California is no stranger to climate change impacts, with its residents and business owners already feeling the effects of intensifying natural disasters. From devastating wildfires to unprecedented droughts and floods, these environmental changes are forcing the insurance industry to reevaluate risk assessments. This evolving landscape of climate-related risks is redefining policies and premiums, leaving many Californians wondering what the future holds for their coverage.
The Impact of Natural Disasters on Insurance Risk Assessments
Wildfires
California’s wildfire season has grown longer and more destructive in recent years, fueled by rising temperatures and dry vegetation. Insurers are now faced with the challenge of covering homes and businesses in fire-prone areas, where the risk of total loss has escalated. According to industry data, wildfire-related claims have reached billions of dollars annually, leading insurers to tighten their underwriting criteria.
Properties in high-fire-risk zones are increasingly assessed with more detailed fire maps and predictive modeling. These tools allow insurers to evaluate not just the likelihood of a fire occurring but also its potential severity. Unfortunately, this heightened scrutiny often results in denied policies or significantly higher premiums for those living near wildfire-prone areas.
Flood Risks
Flooding isn’t just an issue for traditional high-risk zones along rivers or coasts. Changes in rainfall patterns and rising sea levels have expanded the risk to areas once considered safe. Intense rainstorms, combined with aging infrastructure, have increased urban flooding across California cities.
Flood insurance, often provided through the National Flood Insurance Program (NFIP), is now becoming a necessity for more homeowners and businesses statewide. Private insurers are also stepping into this market but typically charge higher premiums due to the unpredictable nature of floods.

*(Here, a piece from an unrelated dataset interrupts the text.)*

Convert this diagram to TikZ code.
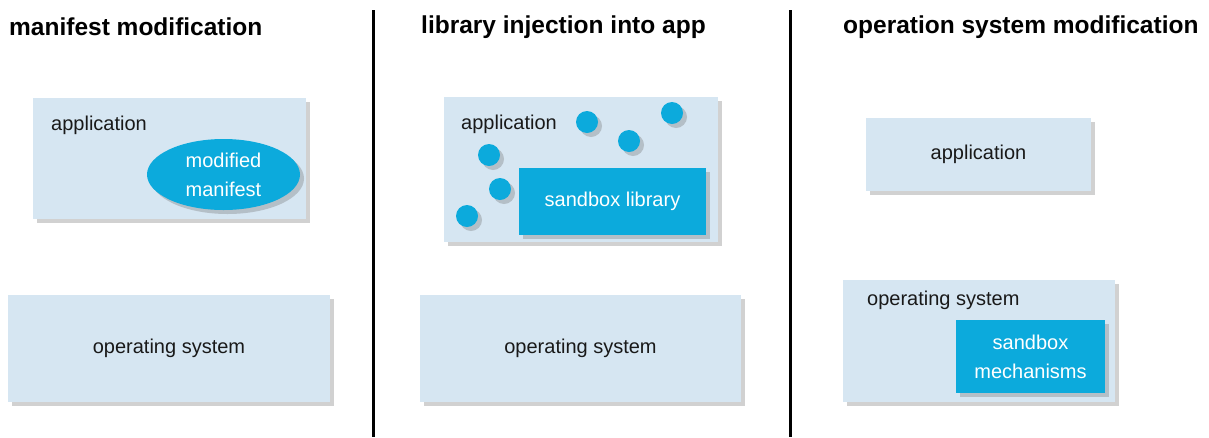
\documentclass[tikz,border=0pt]{standalone}
\usepackage{fontspec}
\setmainfont{Liberation Sans}
\usetikzlibrary{shapes.geometric,shadows}
\definecolor{boxbg}{RGB}{214,230,242}
\definecolor{cyanbox}{RGB}{12,170,220}
\tikzset{
  sh/.style={drop shadow={shadow xshift=4pt,shadow yshift=-4pt,opacity=0.3,fill=black!60}},
  lbox/.style={rectangle,fill=boxbg,draw=none,inner sep=0pt,sh},
  cbox/.style={rectangle,fill=cyanbox,draw=none,inner sep=0pt,text=white,align=center,font=\fontsize{20}{29}\selectfont,sh},
  cell/.style={ellipse,fill=cyanbox,draw=none,inner sep=0pt,text=white,align=center,font=\fontsize{20}{29}\selectfont,sh},
  dot/.style={circle,fill=cyanbox,draw=none,inner sep=0pt,minimum size=22pt,sh},
  txt/.style={font=\fontsize{20}{24}\selectfont,inner sep=0pt,text=black!90},
  ttl/.style={font=\bfseries\fontsize{24.5}{28}\selectfont,inner sep=0pt,anchor=west},
  divider/.style={line width=3pt,black}
}
\begin{document}
\begin{tikzpicture}[x=1pt,y=-1pt]
\useasboundingbox (0,0) rectangle (1209,437);
% titles
\node[ttl] (t1) at (9,27) {manifest modification};
\node[ttl] (t2) at (421,27) {library injection into app};
\node[ttl] (t3) at (843,27) {operation system modification};
% dividers
\draw[divider] (373,10) -- (373,437);
\draw[divider] (790,10) -- (790,437);
% panel 1
\node[lbox,minimum width=273pt,minimum height=121pt] (app1) at (169.5,158.5) {};
\node[txt,anchor=west] (app1t) at (51,125) {application};
\node[cell,minimum width=153pt,minimum height=71pt] (mm) at (223.5,174.5) {modified\\manifest};
\node[lbox,minimum width=322pt,minimum height=107pt] (os1) at (169,348.5) {};
\node[txt] (os1t) at (os1.center) {operating system};
% panel 2
\node[lbox,minimum width=274pt,minimum height=145pt] (app2) at (581,169.5) {};
\node[txt,anchor=west] (app2t) at (461,124) {application};
\node[dot] (d1) at (587,122) {};
\node[dot] (d2) at (672,113) {};
\node[dot] (d3) at (629,141) {};
\node[dot] (d4) at (489,155) {};
\node[dot] (d5) at (500,189) {};
\node[dot] (d6) at (467,216) {};
\node[cbox,minimum width=187pt,minimum height=67pt] (sl) at (612.5,201.5) {sandbox library};
\node[lbox,minimum width=321pt,minimum height=107pt] (os2) at (580.5,348.5) {};
\node[txt] (os2t) at (os2.center) {operating system};
% panel 3
\node[lbox,minimum width=225pt,minimum height=73pt] (app3) at (978.5,154.5) {};
\node[txt] (app3t) at (app3.center) {application};
\node[lbox,minimum width=272pt,minimum height=122pt] (os3) at (979,341) {};
\node[txt,anchor=west] (os3t) at (867,300) {operating system};
\node[cbox,minimum width=149pt,minimum height=73pt] (sm) at (1030.5,356.5) {sandbox\\mechanisms};
\end{tikzpicture}
\end{document}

Drought and Water Scarcity
Prolonged periods of drought not only wreak havoc on the environment but also impact insurance policies. Water shortages lead to changes in agricultural risks, land subsidence, and even increased fire susceptibility. For farmers and rural communities dependent on consistent water supplies, this poses a significant challenge.
Insurers are now rethinking their coverage for drought-stricken regions, often requiring additional premiums or bespoke policies to reflect the evolving threat.
How Insurers Are Adapting
The dramatic increase in natural disaster claims has led insurers to radically adjust their strategies. Some of the key trends include:
- Higher Premiums: With natural disasters on the rise, many insurers are raising premiums to offset the financial risks. Homeowners and businesses located in high-risk zones are most affected, as they bear the brunt of increased costs.
- Restricted Coverage: Insurers are withdrawing from certain high-risk areas altogether, making it difficult for residents to obtain comprehensive coverage. For example, some providers no longer offer policies in wildfire-prone regions.
- State-Backed Insurance Programs: To bridge the gap, California has expanded state-run programs like the FAIR Plan, which provides basic fire insurance for those who can’t find coverage elsewhere. Although these programs are a lifeline for many, they often offer limited protection and come with higher-than-average premiums.
Staying Protected in an Evolving Insurance Landscape
Navigating the evolving world of insurance in California requires proactive measures. Here are some tips to ensure you’re protected in the face of rising climate-related risks:
- Review Your Policies Regularly: Ensure that your current coverage aligns with your property’s risk profile. Review your home, business, or life insurance policies annually with the help of an experienced agent.
- Understand What’s Covered: Familiarize yourself with the specific perils included in your policy, such as fire, floods, or earthquakes, and identify any gaps that may need separate coverage.
- Consider Additional Coverage: If you live in a high-risk area, explore supplemental insurance options like flood insurance or wildfire-specific policies.
- Retrofit and Mitigate Risks: Insurers often reward policyholders who take steps to reduce risks. Fire-resistant building materials, flood barriers, and proper landscaping can make your property safer and potentially lower your premiums.
- Work with a Trusted Insurance Advisor: The complexities of the California insurance market call for expert guidance. Partner with an insurance professional who understands local risks and can recommend a tailored solution.